Our investing plan likely includes many different types of investments and strategies for maximizing our gains and profits. This article is an introduction to building our investing plan and will be followed by more in-depth discussion on creating a solid plan.

What can we invest in?

We can invest our money many different ways. Here are some of the more popular investments:

  • Stocks
  • Bonds
  • Real Estate
  • Mutual Funds
  • IRA
  • Trust Funds
  • Money Market accounts

Investing Strategies

Just as we have numerous avenues of investing, we also have many different strategies of utilizing these avenues to increase our investing potential.

The more popular investing strategies are:

  • Growth Investing
  • Value Investing
  • International Investing
  • Real Assets (real estate, gold, silver, other precious metals, diamonds, etc)

Find the Right Balance

A good investing strategy uses combinations of investing avenues and investing strategies.

We want to formulate an investing strategy which includes long term investments that are likely to grow over time (growth investments), and also stocks or mutual funds that are very good value investments – where we are buying in a good price.

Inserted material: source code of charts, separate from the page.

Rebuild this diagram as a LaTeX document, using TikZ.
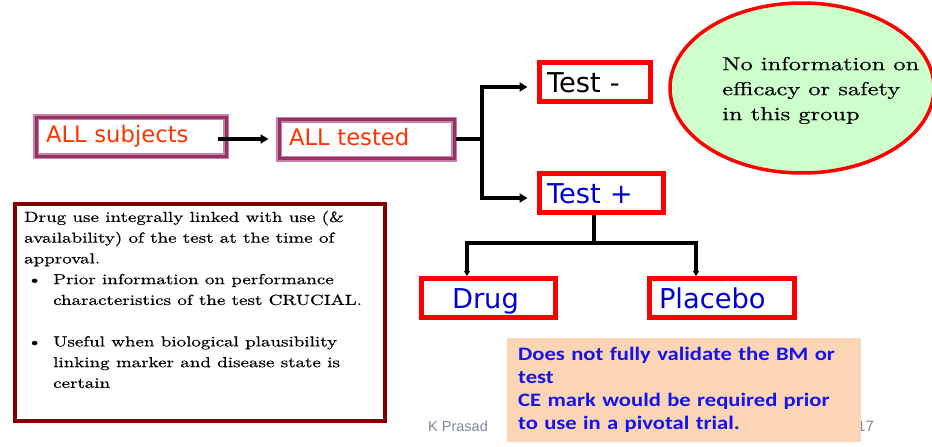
\documentclass[tikz,border=0pt]{standalone}
\usepackage{fontspec}
\usetikzlibrary{arrows.meta,calc,shapes.geometric}
\newfontfamily\verd{DejaVu Sans}
\newfontfamily\calib[FakeStretch=1.19]{Carlito}
\newfontfamily\arialf{Liberation Sans}
\newfontfamily\gara{lmroman10-regular}[Extension=.otf, FakeStretch=1.3, FakeBold=0.5]
\definecolor{plight}{RGB}{200,130,170}
\definecolor{pdark}{RGB}{150,50,100}
\definecolor{redorange}{RGB}{255,51,0}
\definecolor{tblue}{RGB}{0,0,210}
\definecolor{nblue}{RGB}{20,20,235}
\definecolor{lgreen}{RGB}{204,255,204}
\definecolor{maroon}{RGB}{128,0,0}
\definecolor{peach}{RGB}{251,213,181}
\definecolor{footgray}{RGB}{125,135,155}
\begin{document}
\begin{tikzpicture}[x=1pt,y=-1pt,
  pbox/.style={draw=pdark, line width=3pt, preaction={draw=plight, line width=6pt},
    minimum height=39pt, inner xsep=10pt, inner ysep=0pt, text width=#1, align=left,
    text height=12.5pt, text depth=0pt,
    text=redorange, font=\verd\fontsize{22.7}{26}\selectfont},
  rbox/.style={draw=red, line width=5pt, minimum height=39pt, inner ysep=0pt,
    text height=20pt, text depth=0pt,
    align=left, font=\verd\fontsize{27.3}{30}\selectfont},
  conn/.style={line width=4pt},
  conn2/.style={line width=3.5pt},
  bigtip/.style={-{Triangle[length=8pt,width=9pt]}},
  smalltip/.style={-{Triangle[length=5pt,width=6pt]}}
]
\useasboundingbox (0,0) rectangle (932,447);
\clip (0,0) rectangle (932,447);

% flow boxes
\node[pbox=170pt] (subj) at (131,136.5) {ALL subjects};
\node[pbox=155pt] (tested) at (366.5,139) {ALL tested};
\node[rbox, inner xsep=7.5pt, text width=96pt] (testneg) at (595,82) {Test -};
\node[rbox, inner xsep=7.5pt, text width=109pt, text=tblue] (testpos) at (601.5,193) {Test +};
\node[rbox, inner xsep=30.5pt, text width=73pt, text=tblue] (drug) at (488.5,298) {Drug};
\node[rbox, inner xsep=9.5pt, text width=126pt, text=tblue] (placebo) at (722,298) {Placebo};

% connectors
\coordinate (astart) at ($(subj.east)+(-10,2.5)$);
\draw[conn, bigtip, shorten >=9pt] (astart) -- (astart -| tested.west);
\coordinate (fork) at (482,139);
\draw[conn] (tested.east) -- (fork);
\draw[conn, bigtip, shorten >=9.5pt] (fork) |- ($(testneg.west)+(0,5)$);
\draw[conn, bigtip, shorten >=9.5pt] (fork) |- ($(testpos.west)+(0,5)$);
\coordinate (split) at (594,243);
\draw[conn2] (split |- testpos.south) -- (split);
\draw[conn2, smalltip] (split) -| ($(drug.north)+(-21.5,0)$);
\draw[conn2, smalltip] (split) -| ($(placebo.north)+(-26,0)$);

% comment ellipse
\node[ellipse, draw=red, line width=3.5pt, fill=lgreen, minimum width=264pt,
  minimum height=170pt, inner sep=0pt] (ell) at (802,88) {};
\node[anchor=north west, inner sep=0pt, text=black, font=\gara\fontsize{18.8}{25}\selectfont]
  (elltext) at (722,52.5) {\begin{tabular}{@{}l@{}}No information on\\efficacy or safety\\in this group\end{tabular}};

% left remarks box
\draw[draw=maroon, line width=4pt] (15,204) rectangle (385,421);
\node[anchor=north west, inner sep=0pt, text=black, font=\gara\fontsize{14.6}{20.75}\selectfont]
  (remarks) at (24,207.2)
  {\begin{tabular}{@{}l@{}}
  Drug use integrally linked with use (\&\\
  availability) of the test at the time of\\
  approval.\\
  \makebox[29pt][l]{\hspace{3pt}\textbullet}Prior information on performance\\
  \makebox[29pt][l]{}characteristics of the test CRUCIAL.\\
  \\
  \makebox[29pt][l]{\hspace{3pt}\textbullet}Useful when biological plausibility\\
  \makebox[29pt][l]{}linking marker and disease state is\\
  \makebox[29pt][l]{}certain
  \end{tabular}};

% footer
\node[anchor=base west, inner sep=0pt, text=footgray, font=\arialf\fontsize{14.5}{17}\selectfont]
  (author) at (428,431) {K Prasad};
\node[anchor=base west, inner sep=0pt, text=footgray, font=\arialf\fontsize{15}{17}\selectfont]
  (page) at (857,431) {17};

% note box
\node[fill=peach, anchor=north west, minimum width=354pt, minimum height=104pt,
  text width=332pt, inner xsep=11pt, inner ysep=0pt, align=left, text=nblue,
  font=\calib\bfseries\fontsize{19}{23}\selectfont] (note) at (507,338)
  {Does not fully validate the BM or\\test\\CE mark would be required prior\\to use in a pivotal trial.};
\end{tikzpicture}
\end{document}
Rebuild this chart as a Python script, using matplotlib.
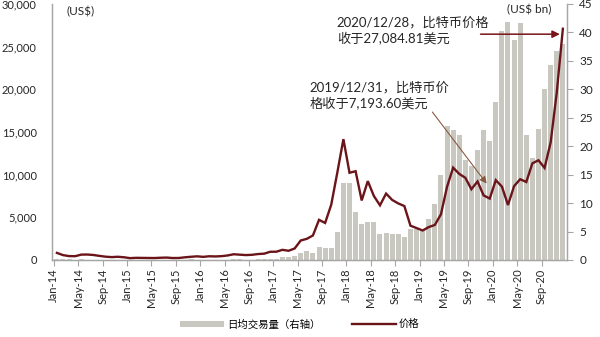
import matplotlib
matplotlib.use("Agg")
import matplotlib.pyplot as plt
import numpy as np
from matplotlib.ticker import FuncFormatter, MultipleLocator

plt.rcParams["font.family"] = ["Lato", "Noto Sans CJK SC", "DejaVu Sans"]

# ── data ─────────────────────────────────────────────────────────────────────
months = [f"{m}-{y:02d}" for y in range(14, 21)
          for m in ["Jan", "Feb", "Mar", "Apr", "May", "Jun",
                    "Jul", "Aug", "Sep", "Oct", "Nov", "Dec"]]

# month-end price, US$
price = [832, 573, 457, 448, 630, 640, 586, 478, 386, 338, 378, 320,
         217, 254, 244, 236, 230, 263, 284, 230, 236, 314, 377, 430,
         368, 437, 416, 448, 531, 673, 624, 575, 609, 698, 742, 963,
         970, 1190, 1079, 1348, 2286, 2480, 2875, 4703, 4338, 6468, 10233, 14156,
         10221, 10397, 6973, 9240, 7494, 6404, 7780, 7037, 6625, 6318, 4017, 3742,
         3457, 3854, 4105, 5350, 8574, 10817, 10085, 9630, 8293, 9199, 7569, 7194,
         9350, 8600, 6438, 8658, 9461, 9137, 11323, 11681, 10784, 13781, 19625, 27085]

# daily average trading volume, US$ bn (right axis)
volume = [0.15, 0.12, 0.10, 0.08, 0.10, 0.08, 0.06, 0.06, 0.05, 0.05, 0.05, 0.04,
          0.06, 0.05, 0.04, 0.04, 0.03, 0.03, 0.04, 0.05, 0.04, 0.06, 0.10, 0.08,
          0.06, 0.05, 0.04, 0.05, 0.07, 0.12, 0.10, 0.08, 0.07, 0.09, 0.11, 0.13,
          0.25, 0.47, 0.59, 0.71, 1.3, 1.65, 1.2, 2.2, 2.1, 2.1, 5.0, 13.5,
          13.6, 8.35, 6.35, 6.6, 6.6, 4.5, 4.8, 4.5, 4.5, 4.0, 5.5, 5.4,
          5.3, 7.2, 9.8, 15.0, 23.5, 22.8, 22.0, 17.6, 16.5, 19.4, 22.8, 20.9,
          27.7, 40.3, 41.9, 38.7, 41.7, 22.0, 17.9, 23.1, 30.1, 34.2, 36.7, 38.0]

tick_labels = months[::4]

# ── colours ──────────────────────────────────────────────────────────────────
C_LINE = "#6B1419"
C_BAR = "#C9C8C0"
C_AXIS = "#A6A6A6"
C_TEXT = "#262626"

fig = plt.figure(figsize=(6.0, 3.37), dpi=100)
ax = fig.add_axes([0.0867, 0.2285, 0.858, 0.76])
ax2 = ax.twinx()

x = np.arange(len(months)) + 0.5

ax2.bar(x, volume, width=0.82, color=C_BAR, linewidth=0, zorder=1)
ax.plot(x, price, color=C_LINE, lw=1.7, zorder=3, solid_joinstyle="miter")

ax.set_zorder(ax2.get_zorder() + 1)
ax.patch.set_visible(False)

ax.set_xlim(-0.3, 84.15)
ax.set_ylim(0, 30000)
ax2.set_ylim(0, 45)

ax.yaxis.set_major_locator(MultipleLocator(5000))
ax.yaxis.set_major_formatter(FuncFormatter(lambda v, p: f"{int(v):,}"))
ax2.yaxis.set_major_locator(MultipleLocator(5))

ax.set_xticks(np.arange(0, len(months), 4))
ax.set_xticklabels(tick_labels, rotation=90, fontsize=8, color=C_TEXT)

ax.tick_params(axis="y", length=0, pad=11, labelsize=8, colors=C_TEXT)
ax.tick_params(axis="x", length=4, width=0.8, color=C_AXIS, pad=2)
ax2.tick_params(axis="y", length=4, width=0.8, color=C_AXIS, pad=5,
                labelsize=8.5, labelcolor=C_TEXT)

for a in (ax, ax2):
    a.spines["top"].set_visible(False)
    for s in ("left", "right", "bottom"):
        a.spines[s].set_color(C_AXIS)
        a.spines[s].set_linewidth(0.9)

# ── unit labels ──────────────────────────────────────────────────────────────
ax.text(4.4, 29100, "(US$)", ha="center", va="center", fontsize=8.5, color=C_TEXT)
ax.text(77.9, 29300, "(US$ bn)", ha="center", va="center", fontsize=8.5, color=C_TEXT)

# ── annotations ──────────────────────────────────────────────────────────────
ax.text(46.4, 28600, "2020/12/28，比特币价格\n收于27,084.81美元",
        ha="left", va="top", fontsize=9.5, linespacing=1.3, color=C_TEXT)
ax.annotate("", xy=(83.0, 26450), xytext=(70.0, 26450),
            arrowprops=dict(arrowstyle="-|>", color="#7A1418", lw=1.1,
                            mutation_scale=11, shrinkA=0, shrinkB=0))

ax.text(42.0, 21000, "2019/12/31，比特币价\n格收于7,193.60美元",
        ha="left", va="top", fontsize=9.5, linespacing=1.3, color=C_TEXT)
ax.annotate("", xy=(71.0, 8950), xytext=(62.1, 17330),
            arrowprops=dict(arrowstyle="-|>", color="#8A5A40", lw=0.8,
                            mutation_scale=10, shrinkA=0, shrinkB=0))

# ── legend ───────────────────────────────────────────────────────────────────
h_bar = plt.Rectangle((0, 0), 1, 1, facecolor=C_BAR, edgecolor="none")
h_line = plt.Line2D([0], [0], color=C_LINE, lw=1.7)
fig.legend([h_bar, h_line], ["日均交易量（右轴）", "价格"],
           loc="center", bbox_to_anchor=(0.5, 0.038), ncol=2, frameon=False,
           fontsize=7.5, handlelength=4.2, handleheight=0.5,
           columnspacing=3.0, handletextpad=0.3)

fig.savefig("out.png", dpi=100, facecolor="white")
plt.close(fig)
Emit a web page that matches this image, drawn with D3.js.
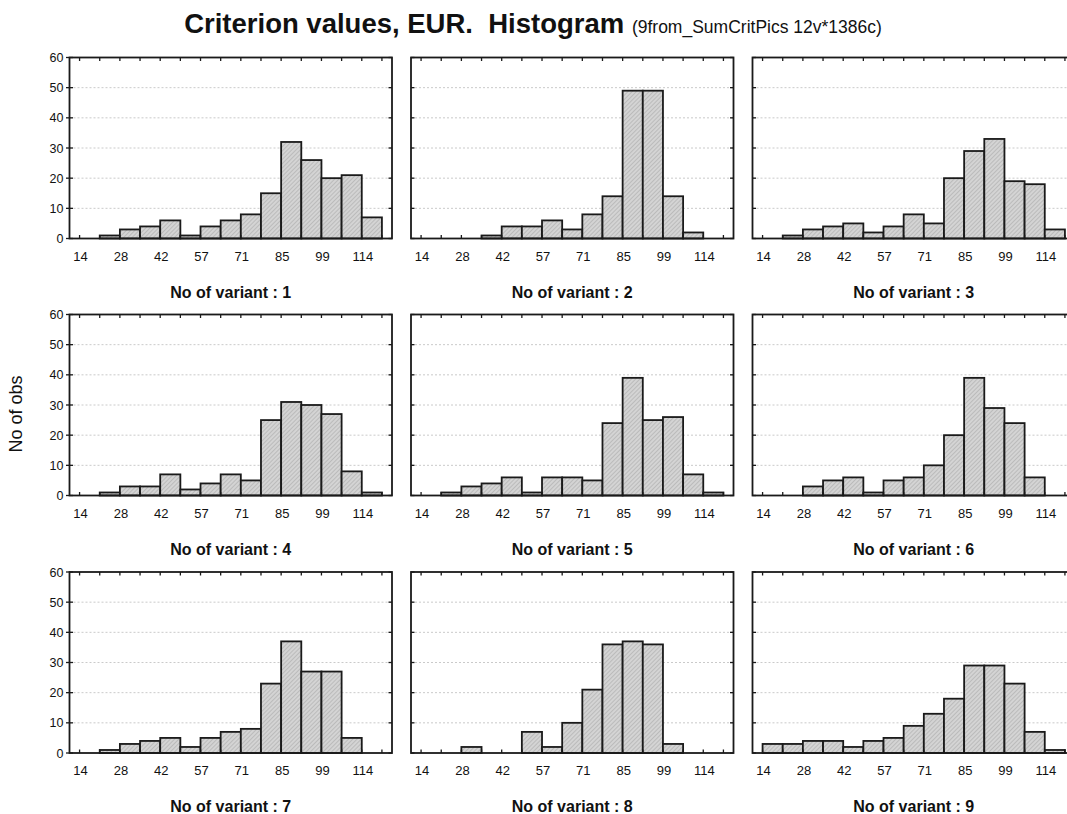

Our strategy should also include investments which pay us money on a regular basis, such as dividend paying stocks, mutual funds, ETFs, bonds, and even real estate. With real estate, you may own an apartment building where tenants pay on a monthly basis. We can use these payments and dividends from our investments to pay our bills or to reinvest and grow our total investments even more.

Thinking Long Term

When you make investments you must be prepared to hold on your investment for a long time. The greatest rewards from investing come as you hold on to your investments over a long time period. Your investment may initially go down and you will be tempted to sell it. Many successful investors would hold on to this knowing that the market always goes up in the long run. It may go down for a year or even two years, but history shows the market steadily rises. And as the market rises, so too do investors’ portfolios.